市委員会と同一場所にある西宮市が右の行為をなした事は明に右部分が上告人の自作地であつた事を西宮市、従つて市委員会が知つていたものといふ事を明にするものといはねばならない。果して然りとするならば市委員会は自作地たる事明白な右四畝一歩を分筆する事なく北方の一反二畝二十七歩が小作地であつたから此をも含めて一括買収したものであつて法第二条第二項、第三条第一項第二号に違反したものといはねばならない。而してその違法たるや法の基本観念たる小作地買収の規定に違反したものであるから、重大なものであり、又何人にとつても明白たる事実である。のみならずその地域は阪神国道に北接する極めて宅地的要素の多いものである事は前記準備書面三(イ)に於いて詳述した所である。従つて以上すべての点を綜合して考えれば右土地に対する本件買収処分が無効な事は明白な処といふべく此を単に取消し得べき処分なりとして上告人の請求を排斥した原判決は此の点に於いても破棄を免れない。

第五点

一、原判決事実摘示に於いて明な通り上告人は第一審に於いて主張した本件買収処分の前提たる買収計画に対する県委員会の承認の決議が無効である事、並にその無効な承認を前提とする本件買収処分が無効である事を原審に於いても主張しているのに対し原判決は前示各上告理由引用の同一文言により此を何等の説明をなさず単に取り消し得べき行政処分たる事はあつても無効たる事はないと簡単に一蹴したのである。右の判示は法第八条の規定の解釈を誤り且つその違法は判決に影響を及ぼすものであるから破棄せらるべきものである。

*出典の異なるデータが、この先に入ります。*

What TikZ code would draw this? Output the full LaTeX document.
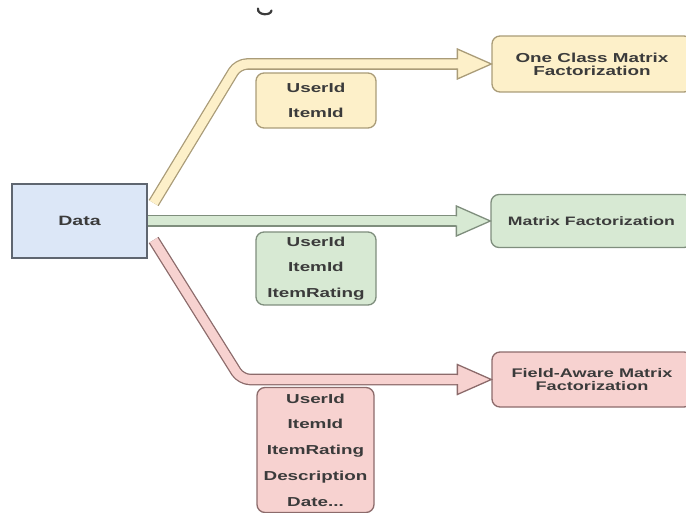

二、法第八条によると買収計画に対する異議訴願のあつた場合はそれらがすべて解決した後に市町村農地委員会が県農地委員会の承認を受くるべき事を定めている。その趣旨は異議訴願をなす権利、或はその異議訴願の裁決の内容に影響をもたらさず公平な裁決がなさるる様という趣旨に他ならない。この規定に違反した承認及此に基く買収は此は単なる取消し得べき違法とする事は国民の所有権に対する制限たる法の規定の中不服申立についての最も重要な部分に対する違法の重大性を看過するものであつて到底許され仁いものである。即ちその違法たる事は、既に原判決或は第一審でも明言しているが此を以つて無効なる行政処分とするのでなければ憲法の大原則たる所有権の保護は完ふされないのである。此の主張を出訴期間経過の理由を以つて排斥した原判決は極端にいうならば中世の暗黒時代の切捨御免的思想であつて到底許されないと考ふべきである。

第六点

原判決は憲法第二十九条に違反する。即ち前記上告理由第一、二、三、四、五点に於いて詳述した各個の法令は、すべて財産権の不可侵に対する例外として憲法第二十九条第二、第三項に則り制定されたものである。然るに此に違反した行政処分たる本件各個の違反処分を出訴期間経過の理由のみを以つて此を排斥した原判決は明に憲法第二十九条に違反するものであつて到底破棄を免れない。右の通り上告理由を明にする。